Information supplied -
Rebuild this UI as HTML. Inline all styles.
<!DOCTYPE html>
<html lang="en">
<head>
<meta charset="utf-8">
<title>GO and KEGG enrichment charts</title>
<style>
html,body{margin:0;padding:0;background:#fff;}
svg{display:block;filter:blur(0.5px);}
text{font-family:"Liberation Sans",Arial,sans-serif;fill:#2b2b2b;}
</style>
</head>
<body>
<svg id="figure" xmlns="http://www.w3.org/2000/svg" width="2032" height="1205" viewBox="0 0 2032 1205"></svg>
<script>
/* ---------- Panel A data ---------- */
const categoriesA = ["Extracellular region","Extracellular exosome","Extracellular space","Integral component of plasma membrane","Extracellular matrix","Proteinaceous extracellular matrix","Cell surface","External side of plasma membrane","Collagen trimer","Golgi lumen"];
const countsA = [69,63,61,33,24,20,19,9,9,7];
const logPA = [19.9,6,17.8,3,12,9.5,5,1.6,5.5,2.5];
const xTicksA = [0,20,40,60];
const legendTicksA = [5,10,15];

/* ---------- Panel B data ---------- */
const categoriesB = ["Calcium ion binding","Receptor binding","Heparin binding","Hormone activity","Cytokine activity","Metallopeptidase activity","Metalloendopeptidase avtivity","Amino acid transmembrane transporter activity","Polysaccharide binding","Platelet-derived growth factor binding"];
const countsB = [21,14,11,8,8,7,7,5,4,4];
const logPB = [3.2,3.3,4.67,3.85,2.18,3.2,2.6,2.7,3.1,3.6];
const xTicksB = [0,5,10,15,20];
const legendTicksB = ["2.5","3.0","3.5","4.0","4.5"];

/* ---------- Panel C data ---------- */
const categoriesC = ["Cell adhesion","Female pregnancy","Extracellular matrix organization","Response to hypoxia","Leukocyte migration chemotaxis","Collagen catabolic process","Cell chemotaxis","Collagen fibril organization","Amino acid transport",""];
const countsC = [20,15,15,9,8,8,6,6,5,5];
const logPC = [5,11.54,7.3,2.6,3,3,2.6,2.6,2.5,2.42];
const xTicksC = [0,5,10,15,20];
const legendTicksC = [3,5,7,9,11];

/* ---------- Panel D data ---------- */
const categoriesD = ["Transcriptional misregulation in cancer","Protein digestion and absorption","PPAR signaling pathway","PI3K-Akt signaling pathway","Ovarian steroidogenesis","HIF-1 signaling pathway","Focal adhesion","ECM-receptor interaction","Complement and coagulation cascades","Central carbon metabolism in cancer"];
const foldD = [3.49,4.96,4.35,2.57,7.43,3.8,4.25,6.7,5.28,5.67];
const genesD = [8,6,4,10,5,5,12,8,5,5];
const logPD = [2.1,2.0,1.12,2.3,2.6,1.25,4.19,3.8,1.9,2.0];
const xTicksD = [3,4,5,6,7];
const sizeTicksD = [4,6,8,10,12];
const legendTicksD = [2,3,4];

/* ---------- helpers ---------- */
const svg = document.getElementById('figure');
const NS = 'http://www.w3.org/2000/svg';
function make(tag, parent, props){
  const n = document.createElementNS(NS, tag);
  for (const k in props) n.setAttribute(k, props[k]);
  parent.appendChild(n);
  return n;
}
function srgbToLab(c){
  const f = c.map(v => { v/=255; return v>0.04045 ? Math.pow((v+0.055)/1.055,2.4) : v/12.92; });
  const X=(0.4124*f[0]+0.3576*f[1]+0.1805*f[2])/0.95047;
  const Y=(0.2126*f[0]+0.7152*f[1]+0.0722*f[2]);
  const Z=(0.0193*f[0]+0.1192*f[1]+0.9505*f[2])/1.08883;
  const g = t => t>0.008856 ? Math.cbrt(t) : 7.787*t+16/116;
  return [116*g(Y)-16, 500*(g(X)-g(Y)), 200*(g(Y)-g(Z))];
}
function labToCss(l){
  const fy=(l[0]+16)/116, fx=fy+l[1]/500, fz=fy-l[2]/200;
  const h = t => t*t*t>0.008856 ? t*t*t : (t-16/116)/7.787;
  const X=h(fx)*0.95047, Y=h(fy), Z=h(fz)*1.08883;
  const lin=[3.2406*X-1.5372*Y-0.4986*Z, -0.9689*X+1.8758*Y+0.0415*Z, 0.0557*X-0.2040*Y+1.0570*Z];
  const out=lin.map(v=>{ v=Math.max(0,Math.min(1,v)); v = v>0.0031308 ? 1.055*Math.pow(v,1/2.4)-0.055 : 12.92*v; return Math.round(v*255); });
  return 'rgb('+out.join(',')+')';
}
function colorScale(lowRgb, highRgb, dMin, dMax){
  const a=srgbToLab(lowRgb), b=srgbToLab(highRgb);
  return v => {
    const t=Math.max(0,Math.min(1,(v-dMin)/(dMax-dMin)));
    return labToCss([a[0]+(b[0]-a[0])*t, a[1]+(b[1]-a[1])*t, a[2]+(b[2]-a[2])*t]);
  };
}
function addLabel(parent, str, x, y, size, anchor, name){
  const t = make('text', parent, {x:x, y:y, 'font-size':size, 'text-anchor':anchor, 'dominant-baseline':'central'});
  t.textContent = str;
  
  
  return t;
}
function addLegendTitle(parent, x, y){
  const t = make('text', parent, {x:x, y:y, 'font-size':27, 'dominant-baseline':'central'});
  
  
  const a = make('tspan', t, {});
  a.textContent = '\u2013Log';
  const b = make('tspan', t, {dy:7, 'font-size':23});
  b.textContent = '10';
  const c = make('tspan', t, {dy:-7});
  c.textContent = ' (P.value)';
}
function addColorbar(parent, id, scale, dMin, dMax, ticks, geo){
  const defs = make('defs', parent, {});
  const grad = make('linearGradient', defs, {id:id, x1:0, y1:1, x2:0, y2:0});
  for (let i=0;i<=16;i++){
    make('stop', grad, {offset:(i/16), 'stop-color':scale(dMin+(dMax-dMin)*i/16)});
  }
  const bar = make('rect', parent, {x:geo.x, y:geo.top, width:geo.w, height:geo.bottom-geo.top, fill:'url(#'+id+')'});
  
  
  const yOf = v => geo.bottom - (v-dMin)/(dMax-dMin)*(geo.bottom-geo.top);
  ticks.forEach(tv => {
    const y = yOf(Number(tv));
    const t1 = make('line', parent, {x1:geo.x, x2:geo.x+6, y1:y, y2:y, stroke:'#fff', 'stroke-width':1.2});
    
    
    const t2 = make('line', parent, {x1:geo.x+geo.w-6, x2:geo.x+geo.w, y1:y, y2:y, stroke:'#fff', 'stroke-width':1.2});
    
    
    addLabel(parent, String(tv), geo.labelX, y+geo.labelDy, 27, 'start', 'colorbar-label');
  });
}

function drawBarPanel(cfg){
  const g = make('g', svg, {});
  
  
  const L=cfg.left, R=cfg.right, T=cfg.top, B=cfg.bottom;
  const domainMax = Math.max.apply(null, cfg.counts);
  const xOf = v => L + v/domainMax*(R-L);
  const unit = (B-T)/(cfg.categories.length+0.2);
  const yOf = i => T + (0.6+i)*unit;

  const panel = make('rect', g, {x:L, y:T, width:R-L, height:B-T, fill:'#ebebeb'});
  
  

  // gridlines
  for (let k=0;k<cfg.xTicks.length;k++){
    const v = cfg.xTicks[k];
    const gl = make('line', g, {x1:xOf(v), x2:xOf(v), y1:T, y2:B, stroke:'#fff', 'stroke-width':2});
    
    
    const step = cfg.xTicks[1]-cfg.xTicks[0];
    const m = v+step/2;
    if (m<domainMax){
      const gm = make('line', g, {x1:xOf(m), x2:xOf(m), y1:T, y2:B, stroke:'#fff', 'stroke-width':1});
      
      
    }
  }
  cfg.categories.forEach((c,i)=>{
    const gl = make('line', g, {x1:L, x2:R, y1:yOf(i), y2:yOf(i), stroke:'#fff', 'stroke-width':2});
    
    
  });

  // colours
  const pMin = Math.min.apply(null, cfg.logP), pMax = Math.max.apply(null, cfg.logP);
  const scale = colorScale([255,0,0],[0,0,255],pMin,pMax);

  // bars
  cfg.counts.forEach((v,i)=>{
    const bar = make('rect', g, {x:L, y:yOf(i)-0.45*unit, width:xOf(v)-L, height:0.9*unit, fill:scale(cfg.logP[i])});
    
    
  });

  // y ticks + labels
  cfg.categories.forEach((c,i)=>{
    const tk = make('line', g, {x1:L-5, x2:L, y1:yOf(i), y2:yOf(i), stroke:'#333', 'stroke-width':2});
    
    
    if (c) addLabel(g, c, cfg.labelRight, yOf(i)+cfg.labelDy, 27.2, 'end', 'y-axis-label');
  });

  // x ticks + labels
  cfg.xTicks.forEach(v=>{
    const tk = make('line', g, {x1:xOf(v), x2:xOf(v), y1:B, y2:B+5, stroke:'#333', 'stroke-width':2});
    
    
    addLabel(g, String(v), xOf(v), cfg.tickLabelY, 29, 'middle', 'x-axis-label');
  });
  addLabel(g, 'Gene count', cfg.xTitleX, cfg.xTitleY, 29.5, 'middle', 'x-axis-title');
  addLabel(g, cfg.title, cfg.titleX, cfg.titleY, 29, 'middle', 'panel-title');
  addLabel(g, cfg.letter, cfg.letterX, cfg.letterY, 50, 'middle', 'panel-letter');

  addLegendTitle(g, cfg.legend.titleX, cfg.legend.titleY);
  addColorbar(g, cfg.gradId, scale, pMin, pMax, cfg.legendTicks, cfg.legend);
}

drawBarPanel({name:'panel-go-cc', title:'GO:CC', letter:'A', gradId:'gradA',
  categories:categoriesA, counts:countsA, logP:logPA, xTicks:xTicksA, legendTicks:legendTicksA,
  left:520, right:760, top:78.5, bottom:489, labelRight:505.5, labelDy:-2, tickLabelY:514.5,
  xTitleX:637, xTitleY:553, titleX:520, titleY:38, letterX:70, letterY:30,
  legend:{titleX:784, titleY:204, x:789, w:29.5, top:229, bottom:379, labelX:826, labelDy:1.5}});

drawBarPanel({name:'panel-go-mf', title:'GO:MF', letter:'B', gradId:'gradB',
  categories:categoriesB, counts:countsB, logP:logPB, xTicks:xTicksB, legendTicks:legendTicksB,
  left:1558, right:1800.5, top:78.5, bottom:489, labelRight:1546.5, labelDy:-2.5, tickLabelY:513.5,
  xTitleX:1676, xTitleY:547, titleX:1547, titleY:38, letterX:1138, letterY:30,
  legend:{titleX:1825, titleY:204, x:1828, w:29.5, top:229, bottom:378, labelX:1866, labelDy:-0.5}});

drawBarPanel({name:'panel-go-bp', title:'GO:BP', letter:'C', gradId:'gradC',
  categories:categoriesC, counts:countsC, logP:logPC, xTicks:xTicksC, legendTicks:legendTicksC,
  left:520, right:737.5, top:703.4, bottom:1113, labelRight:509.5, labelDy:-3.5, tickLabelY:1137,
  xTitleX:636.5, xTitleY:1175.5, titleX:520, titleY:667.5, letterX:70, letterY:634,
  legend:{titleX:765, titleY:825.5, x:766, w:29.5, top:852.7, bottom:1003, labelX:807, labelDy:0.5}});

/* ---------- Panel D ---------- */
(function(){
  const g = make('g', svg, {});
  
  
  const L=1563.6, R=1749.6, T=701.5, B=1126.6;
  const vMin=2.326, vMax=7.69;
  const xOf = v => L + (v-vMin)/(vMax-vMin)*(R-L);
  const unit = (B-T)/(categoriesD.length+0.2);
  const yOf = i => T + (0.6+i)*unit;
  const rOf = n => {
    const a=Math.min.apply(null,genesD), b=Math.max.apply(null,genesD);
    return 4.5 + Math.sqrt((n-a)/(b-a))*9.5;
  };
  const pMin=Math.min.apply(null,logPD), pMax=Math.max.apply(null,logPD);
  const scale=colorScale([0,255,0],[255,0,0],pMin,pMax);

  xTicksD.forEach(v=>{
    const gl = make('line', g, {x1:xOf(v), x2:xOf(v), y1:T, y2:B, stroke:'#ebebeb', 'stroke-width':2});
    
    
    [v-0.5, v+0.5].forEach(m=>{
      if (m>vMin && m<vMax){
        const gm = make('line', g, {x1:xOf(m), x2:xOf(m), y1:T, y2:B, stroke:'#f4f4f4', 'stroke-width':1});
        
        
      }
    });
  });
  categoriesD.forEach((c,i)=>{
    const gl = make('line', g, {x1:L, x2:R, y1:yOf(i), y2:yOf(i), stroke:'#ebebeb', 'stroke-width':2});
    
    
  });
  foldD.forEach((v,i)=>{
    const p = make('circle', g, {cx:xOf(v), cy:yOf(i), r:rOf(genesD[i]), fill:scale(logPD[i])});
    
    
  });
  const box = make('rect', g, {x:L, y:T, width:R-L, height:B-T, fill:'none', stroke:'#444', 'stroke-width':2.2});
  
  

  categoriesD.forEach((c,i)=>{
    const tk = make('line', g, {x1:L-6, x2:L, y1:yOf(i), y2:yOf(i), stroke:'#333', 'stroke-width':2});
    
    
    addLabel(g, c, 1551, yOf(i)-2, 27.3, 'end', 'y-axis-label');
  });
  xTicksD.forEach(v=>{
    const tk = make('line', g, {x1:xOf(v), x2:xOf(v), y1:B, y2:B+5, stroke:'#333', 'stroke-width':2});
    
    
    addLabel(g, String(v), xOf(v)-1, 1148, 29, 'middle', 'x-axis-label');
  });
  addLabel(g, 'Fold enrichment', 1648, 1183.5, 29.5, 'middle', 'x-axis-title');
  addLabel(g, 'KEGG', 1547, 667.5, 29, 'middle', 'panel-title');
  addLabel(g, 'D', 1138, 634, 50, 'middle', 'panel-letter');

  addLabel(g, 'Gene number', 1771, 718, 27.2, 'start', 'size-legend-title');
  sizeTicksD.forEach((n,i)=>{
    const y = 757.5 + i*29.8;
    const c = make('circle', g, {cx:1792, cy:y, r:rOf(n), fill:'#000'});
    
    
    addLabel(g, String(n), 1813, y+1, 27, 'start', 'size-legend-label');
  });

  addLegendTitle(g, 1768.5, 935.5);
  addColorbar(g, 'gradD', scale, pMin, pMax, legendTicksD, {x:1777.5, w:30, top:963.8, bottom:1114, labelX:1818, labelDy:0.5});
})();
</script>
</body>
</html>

Required work -
Verbatim output is expected for the lines from the start of the data to the line in which "const legendTicksA = [5,10,15];" appears, both included.

Exercise solution -
Rebuild this UI as HTML. Inline all styles.
<!DOCTYPE html>
<html lang="en">
<head>
<meta charset="utf-8">
<title>GO and KEGG enrichment charts</title>
<style>
html,body{margin:0;padding:0;background:#fff;}
svg{display:block;filter:blur(0.5px);}
text{font-family:"Liberation Sans",Arial,sans-serif;fill:#2b2b2b;}
</style>
</head>
<body>
<svg id="figure" xmlns="http://www.w3.org/2000/svg" width="2032" height="1205" viewBox="0 0 2032 1205"></svg>
<script>
/* ---------- Panel A data ---------- */
const categoriesA = ["Extracellular region","Extracellular exosome","Extracellular space","Integral component of plasma membrane","Extracellular matrix","Proteinaceous extracellular matrix","Cell surface","External side of plasma membrane","Collagen trimer","Golgi lumen"];
const countsA = [69,63,61,33,24,20,19,9,9,7];
const logPA = [19.9,6,17.8,3,12,9.5,5,1.6,5.5,2.5];
const xTicksA = [0,20,40,60];
const legendTicksA = [5,10,15];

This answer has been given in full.